### Problem description
Write out the material exactly, with the pictures left out.

### Raw data
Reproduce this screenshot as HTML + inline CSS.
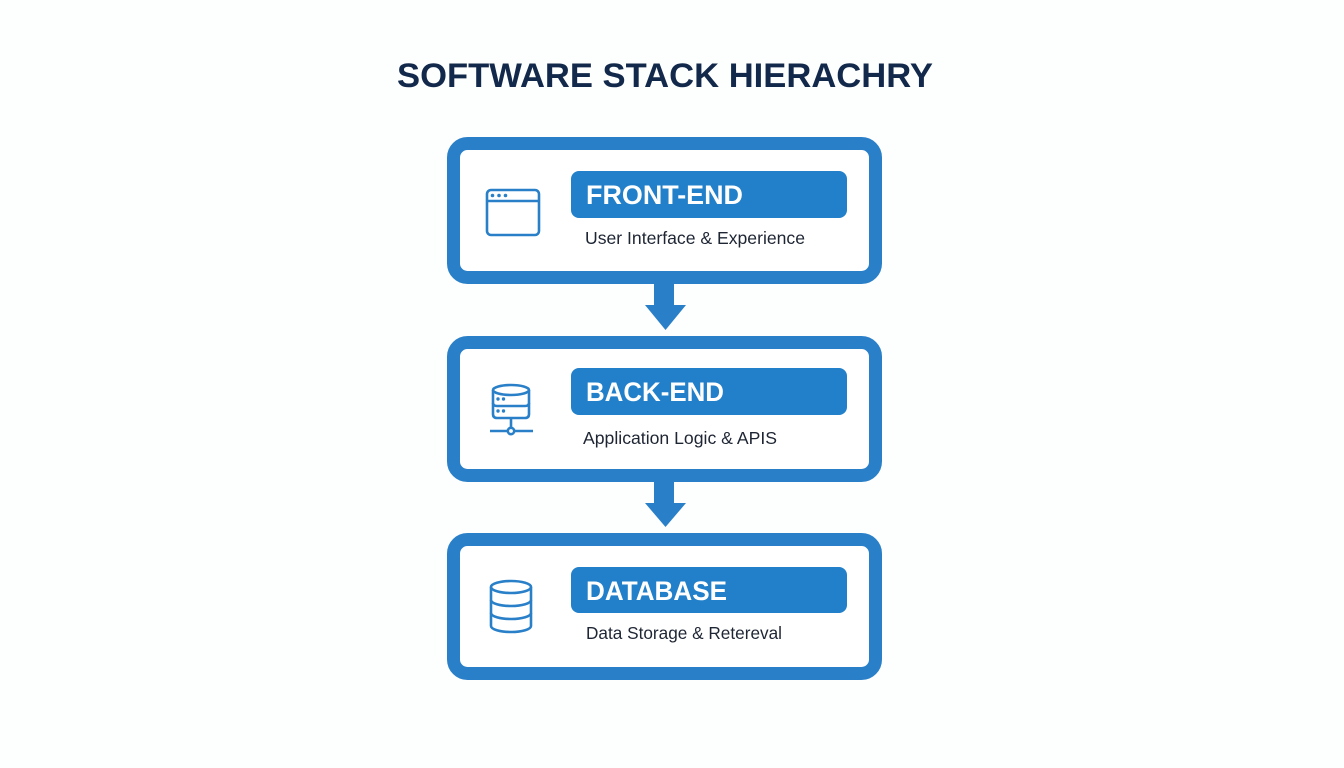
<!DOCTYPE html>
<html>
<head>
<meta charset="utf-8">
<style>
  html, body { margin: 0; padding: 0; background: #fdfefe; }
  body { width: 1344px; height: 768px; overflow: hidden; }
  svg { display: block; }
  .title { font-family: "Liberation Sans", sans-serif; font-weight: bold; fill: #13294b; }
  .pill { font-family: "Liberation Sans", sans-serif; font-weight: bold; fill: #ffffff; }
  .sub { font-family: "Liberation Sans", sans-serif; fill: #1e2533; }
</style>
</head>
<body>
<svg width="1344" height="768" viewBox="0 0 1344 768" xmlns="http://www.w3.org/2000/svg">
  <rect x="0" y="0" width="1344" height="768" fill="#fdfefe"/>

  <!-- Title -->
  <text class="title" x="397" y="87" font-size="34" textLength="536" lengthAdjust="spacingAndGlyphs">SOFTWARE STACK HIERACHRY</text>

  <!-- Box 1 -->
  <rect x="453.5" y="143.5" width="422" height="134" rx="14" ry="14" fill="#ffffff" stroke="#2a80c8" stroke-width="13"/>
  <rect x="571" y="171" width="276" height="47" rx="8" ry="8" fill="#2180c9"/>
  <text class="pill" x="586" y="204" font-size="26.5" textLength="157" lengthAdjust="spacingAndGlyphs">FRONT-END</text>
  <text class="sub" x="585" y="244" font-size="17.5" textLength="220" lengthAdjust="spacingAndGlyphs">User Interface &amp; Experience</text>
  <!-- browser icon -->
  <g fill="none" stroke="#2a80c8" stroke-width="2.6">
    <rect x="487" y="190" width="52" height="45" rx="4" ry="4"/>
    <line x1="487" y1="201" x2="539" y2="201"/>
  </g>
  <g fill="#2a80c8">
    <circle cx="492.5" cy="195.5" r="1.8"/>
    <circle cx="499" cy="195.5" r="1.8"/>
    <circle cx="505.5" cy="195.5" r="1.8"/>
  </g>

  <!-- Arrow 1 -->
  <rect x="654" y="282" width="20" height="25" fill="#2a80c8"/>
  <polygon points="645,305 686,305 665.5,330" fill="#2a80c8"/>

  <!-- Box 2 -->
  <rect x="453.5" y="342.5" width="422" height="133" rx="14" ry="14" fill="#ffffff" stroke="#2a80c8" stroke-width="13"/>
  <rect x="571" y="368" width="276" height="47" rx="8" ry="8" fill="#2180c9"/>
  <text class="pill" x="586" y="401" font-size="26.5" textLength="138" lengthAdjust="spacingAndGlyphs">BACK-END</text>
  <text class="sub" x="583" y="444" font-size="17.5" textLength="194" lengthAdjust="spacingAndGlyphs">Application Logic &amp; APIS</text>
  <!-- server icon -->
  <g fill="none" stroke="#2a80c8" stroke-width="2.6">
    <ellipse cx="511" cy="390" rx="18" ry="5"/>
    <path d="M493,390 V414 Q493,418 497,418 H525 Q529,418 529,414 V390"/>
    <path d="M493,403 Q493,406 497,406 H525 Q529,406 529,403"/>
    <line x1="511" y1="418" x2="511" y2="428"/>
    <circle cx="511" cy="431" r="3.2"/>
    <line x1="490" y1="431" x2="507.8" y2="431"/>
    <line x1="514.2" y1="431" x2="533" y2="431"/>
  </g>
  <g fill="#2a80c8">
    <circle cx="498" cy="399" r="1.7"/>
    <circle cx="503.5" cy="399" r="1.7"/>
    <circle cx="498" cy="411" r="1.7"/>
    <circle cx="503.5" cy="411" r="1.7"/>
  </g>

  <!-- Arrow 2 -->
  <rect x="654" y="480" width="20" height="25" fill="#2a80c8"/>
  <polygon points="645,503 686,503 665.5,527" fill="#2a80c8"/>

  <!-- Box 3 -->
  <rect x="453.5" y="539.5" width="422" height="134" rx="14" ry="14" fill="#ffffff" stroke="#2a80c8" stroke-width="13"/>
  <rect x="571" y="567" width="276" height="46" rx="8" ry="8" fill="#2180c9"/>
  <text class="pill" x="586" y="600" font-size="26.5" textLength="141" lengthAdjust="spacingAndGlyphs">DATABASE</text>
  <text class="sub" x="586" y="639" font-size="17.5" textLength="196" lengthAdjust="spacingAndGlyphs">Data Storage &amp; Retereval</text>
  <!-- database icon -->
  <g fill="none" stroke="#2a80c8" stroke-width="2.6">
    <ellipse cx="511" cy="587" rx="20" ry="6"/>
    <path d="M491,587 V626 A20,6 0 0 0 531,626 V587"/>
    <path d="M491,600 A20,6 0 0 0 531,600"/>
    <path d="M491,613 A20,6 0 0 0 531,613"/>
  </g>
</svg>
</body>
</html>
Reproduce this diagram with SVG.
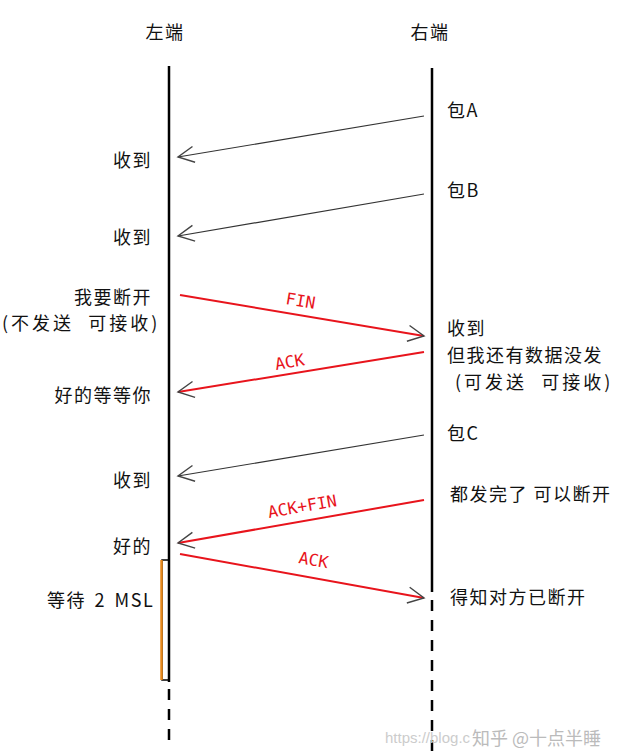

### Exercise response
Reproduce this screenshot as HTML + inline CSS.
<!DOCTYPE html>
<html>
<head>
<meta charset="utf-8">
<style>
  html, body { margin: 0; padding: 0; background: #fdfefe; }
  body { width: 1344px; height: 768px; overflow: hidden; }
  svg { display: block; }
  .title { font-family: "Liberation Sans", sans-serif; font-weight: bold; fill: #13294b; }
  .pill { font-family: "Liberation Sans", sans-serif; font-weight: bold; fill: #ffffff; }
  .sub { font-family: "Liberation Sans", sans-serif; fill: #1e2533; }
</style>
</head>
<body>
<svg width="1344" height="768" viewBox="0 0 1344 768" xmlns="http://www.w3.org/2000/svg">
  <rect x="0" y="0" width="1344" height="768" fill="#fdfefe"/>

  <!-- Title -->
  <text class="title" x="397" y="87" font-size="34" textLength="536" lengthAdjust="spacingAndGlyphs">SOFTWARE STACK HIERACHRY</text>

  <!-- Box 1 -->
  <rect x="453.5" y="143.5" width="422" height="134" rx="14" ry="14" fill="#ffffff" stroke="#2a80c8" stroke-width="13"/>
  <rect x="571" y="171" width="276" height="47" rx="8" ry="8" fill="#2180c9"/>
  <text class="pill" x="586" y="204" font-size="26.5" textLength="157" lengthAdjust="spacingAndGlyphs">FRONT-END</text>
  <text class="sub" x="585" y="244" font-size="17.5" textLength="220" lengthAdjust="spacingAndGlyphs">User Interface &amp; Experience</text>
  <!-- browser icon -->
  <g fill="none" stroke="#2a80c8" stroke-width="2.6">
    <rect x="487" y="190" width="52" height="45" rx="4" ry="4"/>
    <line x1="487" y1="201" x2="539" y2="201"/>
  </g>
  <g fill="#2a80c8">
    <circle cx="492.5" cy="195.5" r="1.8"/>
    <circle cx="499" cy="195.5" r="1.8"/>
    <circle cx="505.5" cy="195.5" r="1.8"/>
  </g>

  <!-- Arrow 1 -->
  <rect x="654" y="282" width="20" height="25" fill="#2a80c8"/>
  <polygon points="645,305 686,305 665.5,330" fill="#2a80c8"/>

  <!-- Box 2 -->
  <rect x="453.5" y="342.5" width="422" height="133" rx="14" ry="14" fill="#ffffff" stroke="#2a80c8" stroke-width="13"/>
  <rect x="571" y="368" width="276" height="47" rx="8" ry="8" fill="#2180c9"/>
  <text class="pill" x="586" y="401" font-size="26.5" textLength="138" lengthAdjust="spacingAndGlyphs">BACK-END</text>
  <text class="sub" x="583" y="444" font-size="17.5" textLength="194" lengthAdjust="spacingAndGlyphs">Application Logic &amp; APIS</text>
  <!-- server icon -->
  <g fill="none" stroke="#2a80c8" stroke-width="2.6">
    <ellipse cx="511" cy="390" rx="18" ry="5"/>
    <path d="M493,390 V414 Q493,418 497,418 H525 Q529,418 529,414 V390"/>
    <path d="M493,403 Q493,406 497,406 H525 Q529,406 529,403"/>
    <line x1="511" y1="418" x2="511" y2="428"/>
    <circle cx="511" cy="431" r="3.2"/>
    <line x1="490" y1="431" x2="507.8" y2="431"/>
    <line x1="514.2" y1="431" x2="533" y2="431"/>
  </g>
  <g fill="#2a80c8">
    <circle cx="498" cy="399" r="1.7"/>
    <circle cx="503.5" cy="399" r="1.7"/>
    <circle cx="498" cy="411" r="1.7"/>
    <circle cx="503.5" cy="411" r="1.7"/>
  </g>

  <!-- Arrow 2 -->
  <rect x="654" y="480" width="20" height="25" fill="#2a80c8"/>
  <polygon points="645,503 686,503 665.5,527" fill="#2a80c8"/>

  <!-- Box 3 -->
  <rect x="453.5" y="539.5" width="422" height="134" rx="14" ry="14" fill="#ffffff" stroke="#2a80c8" stroke-width="13"/>
  <rect x="571" y="567" width="276" height="46" rx="8" ry="8" fill="#2180c9"/>
  <text class="pill" x="586" y="600" font-size="26.5" textLength="141" lengthAdjust="spacingAndGlyphs">DATABASE</text>
  <text class="sub" x="586" y="639" font-size="17.5" textLength="196" lengthAdjust="spacingAndGlyphs">Data Storage &amp; Retereval</text>
  <!-- database icon -->
  <g fill="none" stroke="#2a80c8" stroke-width="2.6">
    <ellipse cx="511" cy="587" rx="20" ry="6"/>
    <path d="M491,587 V626 A20,6 0 0 0 531,626 V587"/>
    <path d="M491,600 A20,6 0 0 0 531,600"/>
    <path d="M491,613 A20,6 0 0 0 531,613"/>
  </g>
</svg>
</body>
</html>
Reproduce this diagram with SVG.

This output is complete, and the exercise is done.